Przyszedł Czerwiec i za nim zaraz idzie Lipiec. Marcowe kocięta zaczęły dorastać i sprawiać problemy swoim opiekunom. W związku z tym do naszej siedziby( siedziby Szczecińskiego Towarzystwa Opieki nad Zwierzętami) zaczęto masowo przynosić kocięta. nie wszystkie są piękne i zdrowe. Spora część ma koci katar, wszy, pchły, są potwornie zarobaczone i wycieńczone. Jak na rasowe mruczki są przeważnie biało-czarne. Niestety, większość osób nie chce takiego kotka. Marzy im się rudy, biały... A naszych kociaków nikt nie chce... A przecież są one wydawane do domów docelowych wyleczone, wygłaskane, kochane... Jeżeli jakieś kocię ma jeszcze resztki kociego kataru- leczymy je dalej na nasz koszt. Gdy osiągnie dojrzałość płciową- sterylizujemy/kastrujemy za darmo.....
Poszukujemy:
a) Domów tymczasowych- aby kociaki nie musiały siedzieć w klatkach- dużych i bezpiecznych, ale nawet w jednej setnej nie rekompensujących domowych pieleszy. Niektóre by dojść do zdrowia potrzebują ciszy i spokoju, oraz indywidualnej opieki- nie zawsze możemy im to zapewnić. Jeżeli wydajemy kociaka do domu tymczasowego to razem z nim jedzie: żwirek, kuwetka, zabawki, legowisko, jedzonko, miseczki, książeczka zdrowia. Jeżeli kociak jest chory- liczymy go dalej, wymagamy tylko by opiekun jeździł z nim na zastrzyki/krople/inne do naszej lecznicy
b) Domów stałych - tu chyba nic nie trzeba wyjaśniać. Do domu stałego wydajemy kocięta odpchlone i odrobaczone. nigdy nie wydajemy kociąt ciężko chorych- do nowego domu może trafić jedynie kociak z np. lekkim już kocim katarem.
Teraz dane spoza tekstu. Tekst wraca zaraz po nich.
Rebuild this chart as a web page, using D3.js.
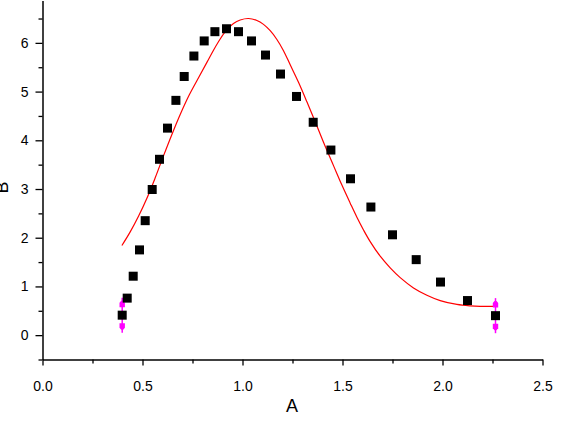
<!DOCTYPE html>
<html><head><meta charset="utf-8">
<script src="https://cdn.jsdelivr.net/npm/d3@7"></script>
<style>
html,body{margin:0;padding:0;background:#fff;}
svg{display:block;font-family:"Liberation Sans",Arial,sans-serif;}
</style></head>
<body>
<svg id="chart" width="572" height="423"></svg>
<script>
// ---- data ----
const pointX = [0.3985,0.4235,0.4535,0.485,0.5135,0.5485,0.585,0.625,0.667,0.7085,0.757,0.8085,0.862,0.92,0.98,1.045,1.115,1.19,1.27,1.3535,1.442,1.54,1.642,1.75,1.8685,1.99,2.125,2.265];
const pointY = [0.41,0.76,1.21,1.75,2.35,2.99,3.61,4.25,4.82,5.31,5.73,6.04,6.23,6.29,6.23,6.04,5.75,5.36,4.90,4.37,3.80,3.21,2.63,2.06,1.55,1.09,0.71,0.40];
const fitX = [0.397,0.4385,0.480,0.522,0.5635,0.605,0.647,0.6885,0.7335,0.7835,0.822,0.855,0.8885,0.922,0.955,0.9885,1.03,1.072,1.105,1.1385,1.172,1.205,1.2385,1.28,1.322,1.3635,1.405,1.455,1.497,1.5385,1.572,1.605,1.6385,1.6885,1.7385,1.7885,1.855,1.922,1.9885,2.072,2.1385,2.1885,2.265];
const fitY = [1.84,2.12,2.44,2.81,3.23,3.68,4.12,4.53,4.93,5.31,5.60,5.85,6.08,6.27,6.40,6.47,6.50,6.46,6.38,6.25,6.07,5.84,5.55,5.19,4.79,4.38,3.96,3.48,3.08,2.71,2.42,2.16,1.92,1.62,1.38,1.18,0.97,0.82,0.71,0.63,0.60,0.59,0.59];
const errX = [0.3985,2.265];
const errY = [0.41,0.40];
const errSize = [0.36,0.36];
const xMajor = [0,0.5,1.0,1.5,2.0,2.5];
const xMinor = [0.25,0.75,1.25,1.75,2.25];
const yMajor = [0,1,2,3,4,5,6];
const yMinor = [-0.5,0.5,1.5,2.5,3.5,4.5,5.5,6.5];
const xTitle = "A", yTitle = "B";

// ---- chart ----
const svg = d3.select("#chart");
const x = d3.scaleLinear().domain([0,2.5]).range([42.5,542.5]);
const y = d3.scaleLinear().domain([-0.5,6.87]).range([359.5,0.5]);

// fit curve
svg.append("path")
  .datum(fitX.map((v,i)=>[v,fitY[i]]))
  .attr("fill","none").attr("stroke","#ff0000").attr("stroke-width",1.2)
  .attr("d", d3.line().x(d=>x(d[0])).y(d=>y(d[1])).curve(d3.curveCatmullRom));

// error bars
const eg = svg.append("g").attr("fill","#ff00ff").attr("stroke","#ff00ff");
errX.forEach((ex,i)=>{
  const cx = x(ex), top = y(errY[i]+errSize[i]), bot = y(errY[i]-errSize[i]);
  eg.append("line").attr("x1",cx).attr("x2",cx).attr("y1",top).attr("y2",bot).attr("stroke-width",1.5);
  eg.append("path").attr("stroke","none")
    .attr("d",`M${cx-1},${top+3}L${cx+1},${top+3}L${cx+2.7},${top+5}L${cx+2.7},${top+9.5}L${cx-2.7},${top+9.5}L${cx-2.7},${top+5}Z`);
  eg.append("path").attr("stroke","none")
    .attr("d",`M${cx-1},${bot-3}L${cx+1},${bot-3}L${cx+2.7},${bot-5}L${cx+2.7},${bot-9.5}L${cx-2.7},${bot-9.5}L${cx-2.7},${bot-5}Z`);
});

// points
svg.append("g").selectAll("rect")
  .data(pointX.map((v,i)=>[v,pointY[i]]))
  .join("rect")
  .attr("x",d=>x(d[0])-4.5).attr("y",d=>y(d[1])-4.5)
  .attr("width",9).attr("height",9).attr("fill","#000");

// axes
svg.append("g").attr("transform","translate(0,359.5)")
  .call(d3.axisBottom(x).tickValues(xMajor).tickFormat(d3.format(".1f")).tickSize(6).tickSizeOuter(0).tickPadding(16));
svg.append("g").attr("transform","translate(0,359.5)")
  .call(d3.axisBottom(x).tickValues(xMinor).tickFormat("").tickSize(4).tickSizeOuter(0))
  .select(".domain").remove();
svg.append("g").attr("transform","translate(42.5,0)")
  .call(d3.axisLeft(y).tickValues(yMajor).tickFormat(d3.format("d")).tickSize(7).tickSizeOuter(0).tickPadding(7));
svg.append("g").attr("transform","translate(42.5,0)")
  .call(d3.axisLeft(y).tickValues(yMinor).tickFormat("").tickSize(4).tickSizeOuter(0))
  .select(".domain").remove();

svg.selectAll(".domain").attr("stroke","#000").attr("stroke-width",1.5);
svg.selectAll(".tick line").attr("stroke","#000").attr("stroke-width",1.3);
svg.selectAll(".tick text").attr("font-size",14).attr("fill","#000")
  .attr("font-family","'Liberation Sans',Arial,sans-serif");

// titles
svg.append("text").attr("x",292).attr("y",412).attr("text-anchor","middle")
  .attr("font-size",18).attr("fill","#000").text(xTitle);
svg.append("text").attr("transform","translate(7.5,187.5) rotate(-90)")
  .attr("text-anchor","middle").attr("font-size",18).attr("fill","#000").text(yTitle);
</script>
</body></html>
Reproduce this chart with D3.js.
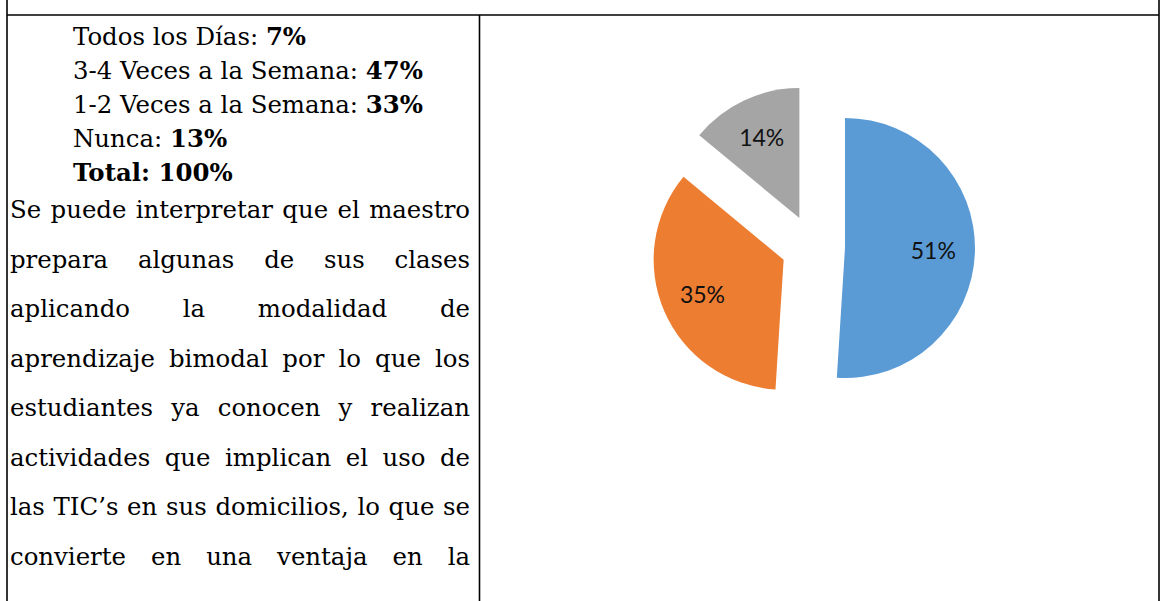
<!DOCTYPE html>
<html>
<head>
<meta charset="UTF-8">
<title>Frecuencia - gráfico circular</title>
<script src="https://d3js.org/d3.v7.min.js"></script>
<style>
body { margin: 0; background: #fff; }
</style>
</head>
<body>
<svg id="page" width="1160" height="601"></svg>
<script>

/* Pie data */
var sliceNames = ["3-4 Veces a la Semana", "1-2 Veces a la Semana", "Nunca"]
var sliceValues = [51, 35, 14]
var sliceColors = ["#5b9bd5", "#ed7d31", "#a5a5a5"]

/* Left cell text */
var listText = ["Todos los Días: ", "3-4 Veces a la Semana: ", "1-2 Veces a la Semana: ", "Nunca: ", ""]
var listBold = ["7%", "47%", "33%", "13%", "Total: 100%"]
var paraLines = [
	"Se puede interpretar que el maestro",
	"prepara algunas de sus clases",
	"aplicando la modalidad de",
	"aprendizaje bimodal por lo que los",
	"estudiantes ya conocen y realizan",
	"actividades que implican el uso de",
	"las TIC’s en sus domicilios, lo que se",
	"convierte en una ventaja en la"
]

/* Layout */
var W = 1160, H = 601
var topY = 15			// horizontal rule of the table
var leftX = 7, midX = 479.5, rightX = 1159
var textL = 10, textR = 470	// paragraph box
var listX = 73
var listY0 = 45, listStep = 34
var paraY0 = 218, paraStep = 49.5
var cx = 813, cy = 247, R = 130, explode = 32
var serif = "'DejaVu Serif', serif"

var svg = d3.select('#page')

/* table borders */
var borders = svg.append('g')
	.attr('stroke', '#000')
	.attr('stroke-width', 1.6)
borders.append('line').attr('x1', leftX).attr('x2', rightX).attr('y1', topY).attr('y2', topY)
borders.append('line').attr('x1', leftX).attr('x2', leftX).attr('y1', 0).attr('y2', H)
borders.append('line').attr('x1', rightX).attr('x2', rightX).attr('y1', 0).attr('y2', H)
borders.append('line').attr('x1', midX).attr('x2', midX).attr('y1', topY).attr('y2', H)

/* pick a font size so the first paragraph line fits its natural width */
var probe = svg.append('text').attr('font-family', serif).attr('font-size', 26).text(paraLines[0])
var fs = 26 * 452 / probe.node().getComputedTextLength()
probe.remove()

function wordWidth(w) {
	var t = svg.append('text').attr('font-family', serif).attr('font-size', fs).text(w)
	var len = t.node().getComputedTextLength()
	t.remove()
	return len
}

/* list of answers */
var list = svg.append('g').attr('font-family', serif).attr('font-size', fs).attr('fill', '#000')
list.selectAll('text')
	.data(listText)
	.enter()
	.append('text')
	.attr('x', listX)
	.attr('y', function(d, i) { return listY0 + i * listStep })
	.each(function(d, i) {
		var t = d3.select(this)
		t.append('tspan').text(d)
		t.append('tspan').attr('font-weight', 'bold').text(listBold[i])
	})

/* justified paragraph */
var para = svg.append('g').attr('font-family', serif).attr('font-size', fs).attr('fill', '#000')
paraLines.forEach(function(line, i) {
	var words = line.split(' ')
	var widths = words.map(wordWidth)
	var total = d3.sum(widths)
	var gap = (textR - textL - total) / (words.length - 1)
	var x = textL
	words.forEach(function(w, j) {
		para.append('text')
			.attr('x', x)
			.attr('y', paraY0 + i * paraStep)
			.text(w)
		x += widths[j] + gap
	})
})

/* exploded pie */
var pie = d3.pie().sort(null).value(function(d) { return d })
var arcs = pie(sliceValues)
var arc = d3.arc().innerRadius(0).outerRadius(R)
var labelArc = d3.arc().innerRadius(R * 0.68).outerRadius(R * 0.68)
var sum = d3.sum(sliceValues)

var chart = svg.append('g').attr('transform', 'translate(' + cx + ',' + cy + ')')
var slices = chart.selectAll('g.slice')
	.data(arcs)
	.enter()
	.append('g')
	.attr('class', 'slice')
	.attr('transform', function(d) {
		var a = (d.startAngle + d.endAngle) / 2
		return 'translate(' + (Math.sin(a) * explode) + ',' + (-Math.cos(a) * explode) + ')'
	})

slices.append('path')
	.attr('d', arc)
	.attr('fill', function(d, i) { return sliceColors[i] })

slices.append('text')
	.attr('transform', function(d) { return 'translate(' + labelArc.centroid(d) + ')' })
	.attr('text-anchor', 'middle')
	.attr('dy', '0.36em')
	.attr('font-family', 'Lato, sans-serif')
	.attr('font-size', 23)
	.attr('fill', '#111')
	.text(function(d) { return Math.round(d.value / sum * 100) + '%' })

</script>
</body>
</html>
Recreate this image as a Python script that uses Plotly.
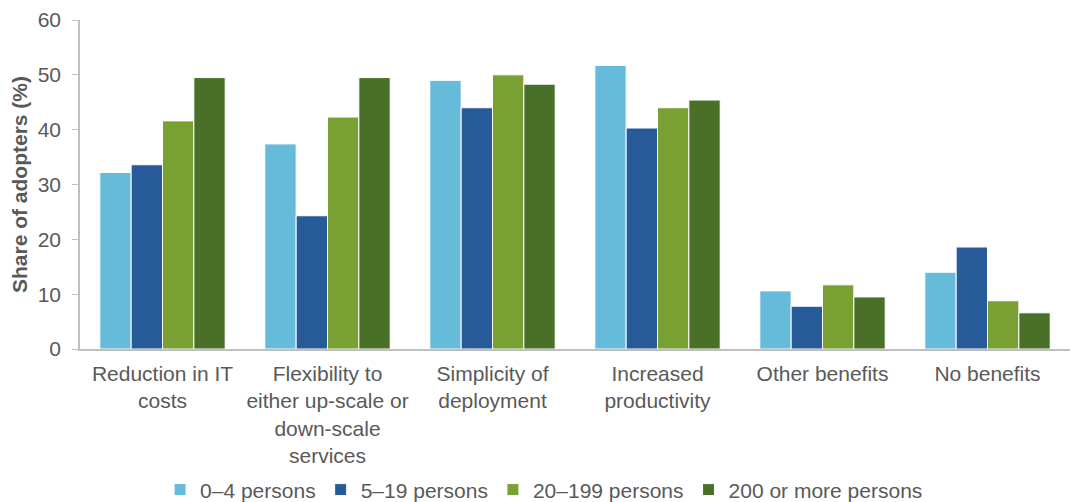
import plotly.graph_objects as go

categories = [
    "Reduction in IT<br>costs",
    "Flexibility to<br>either up-scale or<br>down-scale<br>services",
    "Simplicity of<br>deployment",
    "Increased<br>productivity",
    "Other benefits",
    "No benefits",
]
series_names = ["0–4 persons", "5–19 persons", "20–199 persons", "200 or more persons"]
s_0_4 = [32.2, 37.4, 49.0, 51.7, 10.6, 14.0]
s_5_19 = [33.6, 24.3, 44.0, 40.3, 7.8, 18.6]
s_20_199 = [41.6, 42.3, 50.0, 44.0, 11.7, 8.8]
s_200 = [49.5, 49.5, 48.3, 45.4, 9.5, 6.6]
colors = ["#66BBDA", "#265A98", "#78A032", "#4A7028"]

fig = go.Figure()
for name, vals, col in zip(series_names, [s_0_4, s_5_19, s_20_199, s_200], colors):
    fig.add_trace(go.Bar(
        x=categories, y=vals, name=name,
        marker=dict(color=col, line=dict(color="white", width=1)),
    ))

font_family = "Liberation Sans, Arial, sans-serif"
text_col = "#595959"
axis_col = "#BFBFBF"

fig.update_layout(
    width=1071, height=502,
    margin=dict(l=80, r=1, t=20, b=153),
    paper_bgcolor="white", plot_bgcolor="white",
    barmode="group", bargap=0.24, bargroupgap=0,
    font=dict(family=font_family, color=text_col, size=21),
    showlegend=True,
    legend=dict(
        orientation="h", xref="container", yref="container",
        x=0.508, xanchor="center", y=0.024, yanchor="middle",
        font=dict(size=21, color=text_col), itemwidth=30, traceorder="normal",
    ),
    xaxis=dict(
        showline=True, linecolor=axis_col, linewidth=1.5, ticks="",
        tickfont=dict(size=21, color=text_col), showgrid=False,
        automargin=False, ticklabelstandoff=5,
    ),
    yaxis=dict(
        range=[0, 60], dtick=10, showline=True, linecolor=axis_col, linewidth=1.5,
        ticks="outside", ticklen=6, tickcolor=axis_col, showgrid=False,
        tickfont=dict(size=21, color=text_col), ticklabelstandoff=7,
        automargin=False,
        title=dict(text="Share of adopters (%)", font=dict(size=21, color=text_col, weight="bold"), standoff=4),
        zeroline=False,
    ),
)

fig.write_html(
    "out.html",
    config={"displayModeBar": False},
    post_script="document.body.style.margin='0';document.body.style.overflow='hidden';",
)
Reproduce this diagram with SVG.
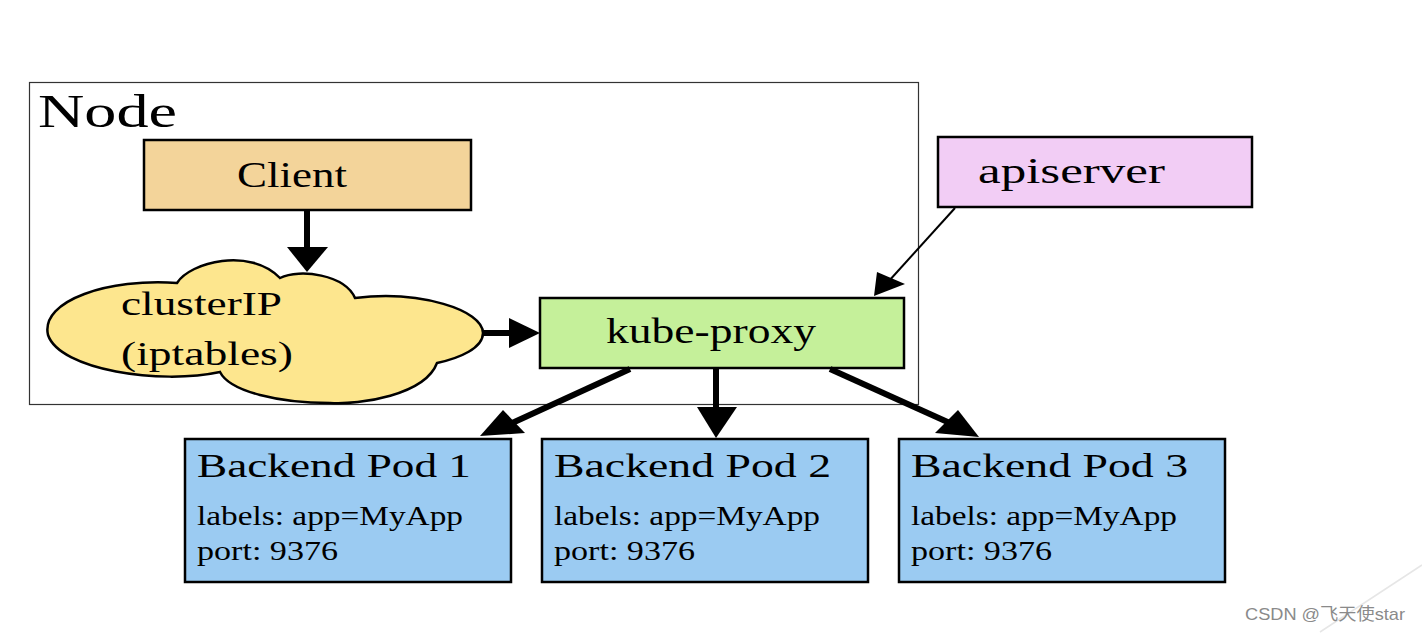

W takim przypadku kontynuujemy leczenie w naszej lecznicy na nasz koszt. Po osiągnięciu dojrzałości płciowej za darmo sterylizujemy/kastrujemy koty. Warunkiem wydania zwierzaka jest podpisanie umowy adopcyjnej w której zastrzegamy sobie możliwość niezapowiedzianej kontroli po adopcyjnej.